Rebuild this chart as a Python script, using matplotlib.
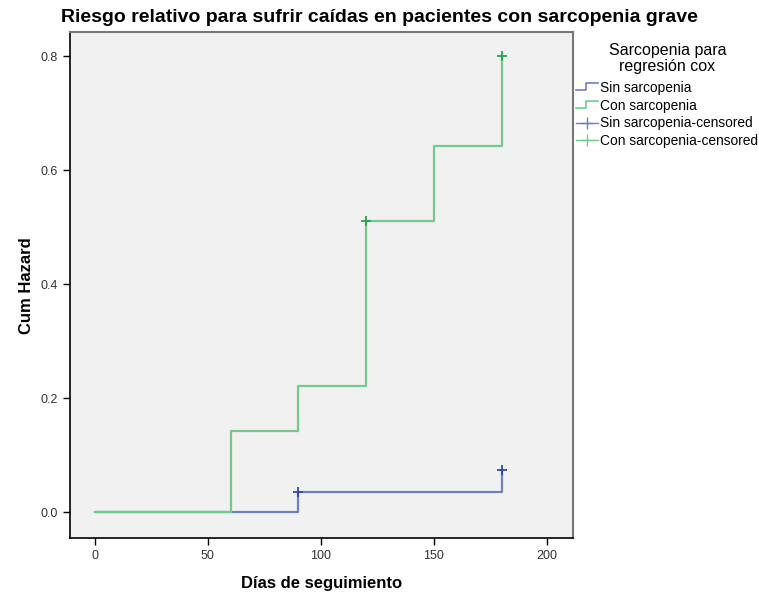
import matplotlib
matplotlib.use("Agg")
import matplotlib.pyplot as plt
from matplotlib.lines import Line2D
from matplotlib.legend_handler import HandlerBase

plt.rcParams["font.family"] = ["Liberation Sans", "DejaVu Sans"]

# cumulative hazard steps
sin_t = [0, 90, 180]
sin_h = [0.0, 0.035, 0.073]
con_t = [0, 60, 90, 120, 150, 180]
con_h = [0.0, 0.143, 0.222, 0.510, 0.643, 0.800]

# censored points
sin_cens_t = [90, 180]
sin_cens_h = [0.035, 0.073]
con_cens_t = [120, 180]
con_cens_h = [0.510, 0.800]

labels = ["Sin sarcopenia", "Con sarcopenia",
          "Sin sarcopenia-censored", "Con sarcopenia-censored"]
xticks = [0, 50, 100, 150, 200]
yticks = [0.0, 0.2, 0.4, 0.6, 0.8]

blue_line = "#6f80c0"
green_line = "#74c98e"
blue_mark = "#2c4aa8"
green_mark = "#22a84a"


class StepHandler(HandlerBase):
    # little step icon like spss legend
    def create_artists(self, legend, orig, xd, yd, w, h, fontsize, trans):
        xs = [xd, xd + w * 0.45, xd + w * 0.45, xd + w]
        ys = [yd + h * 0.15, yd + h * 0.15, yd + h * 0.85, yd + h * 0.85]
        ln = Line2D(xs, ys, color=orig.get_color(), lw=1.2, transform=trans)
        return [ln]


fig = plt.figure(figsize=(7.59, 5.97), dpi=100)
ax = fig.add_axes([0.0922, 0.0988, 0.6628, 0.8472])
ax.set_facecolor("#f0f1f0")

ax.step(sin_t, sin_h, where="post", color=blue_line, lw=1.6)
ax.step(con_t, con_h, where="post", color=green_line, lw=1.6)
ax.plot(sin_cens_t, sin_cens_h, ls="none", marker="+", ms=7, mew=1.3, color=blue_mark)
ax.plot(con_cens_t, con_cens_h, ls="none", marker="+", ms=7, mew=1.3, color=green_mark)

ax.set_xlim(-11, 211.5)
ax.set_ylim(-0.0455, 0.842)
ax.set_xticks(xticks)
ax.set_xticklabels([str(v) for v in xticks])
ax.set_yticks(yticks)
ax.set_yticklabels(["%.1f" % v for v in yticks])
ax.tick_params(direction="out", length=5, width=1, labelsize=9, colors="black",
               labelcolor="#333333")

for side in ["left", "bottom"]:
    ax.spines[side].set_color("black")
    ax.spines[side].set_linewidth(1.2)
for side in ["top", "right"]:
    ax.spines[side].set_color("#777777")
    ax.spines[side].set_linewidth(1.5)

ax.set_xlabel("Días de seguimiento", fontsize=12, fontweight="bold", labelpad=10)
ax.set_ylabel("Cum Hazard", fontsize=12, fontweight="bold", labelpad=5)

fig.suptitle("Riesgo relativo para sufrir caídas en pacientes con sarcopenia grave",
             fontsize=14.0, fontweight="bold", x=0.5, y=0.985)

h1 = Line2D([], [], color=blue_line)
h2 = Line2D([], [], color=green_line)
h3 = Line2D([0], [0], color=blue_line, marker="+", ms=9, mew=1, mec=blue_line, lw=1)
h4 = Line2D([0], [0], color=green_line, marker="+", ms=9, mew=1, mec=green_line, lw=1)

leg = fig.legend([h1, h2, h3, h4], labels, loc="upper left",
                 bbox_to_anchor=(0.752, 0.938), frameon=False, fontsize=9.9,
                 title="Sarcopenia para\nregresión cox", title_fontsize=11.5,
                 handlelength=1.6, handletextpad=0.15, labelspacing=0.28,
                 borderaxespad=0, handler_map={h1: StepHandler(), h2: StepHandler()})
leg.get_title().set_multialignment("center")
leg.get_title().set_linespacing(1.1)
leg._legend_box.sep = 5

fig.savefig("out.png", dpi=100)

_ _ _

_Problem to work on_: Write out each line of the listing above, exactly, from its first line to the line holding "con_h = [0.0, 0.143, 0.222, 0.510, 0.643, 0.800]", inclusive. Skip the pictures.

_Problem solution_:
Rebuild this chart as a Python script, using matplotlib.
import matplotlib
matplotlib.use("Agg")
import matplotlib.pyplot as plt
from matplotlib.lines import Line2D
from matplotlib.legend_handler import HandlerBase

plt.rcParams["font.family"] = ["Liberation Sans", "DejaVu Sans"]

# cumulative hazard steps
sin_t = [0, 90, 180]
sin_h = [0.0, 0.035, 0.073]
con_t = [0, 60, 90, 120, 150, 180]
con_h = [0.0, 0.143, 0.222, 0.510, 0.643, 0.800]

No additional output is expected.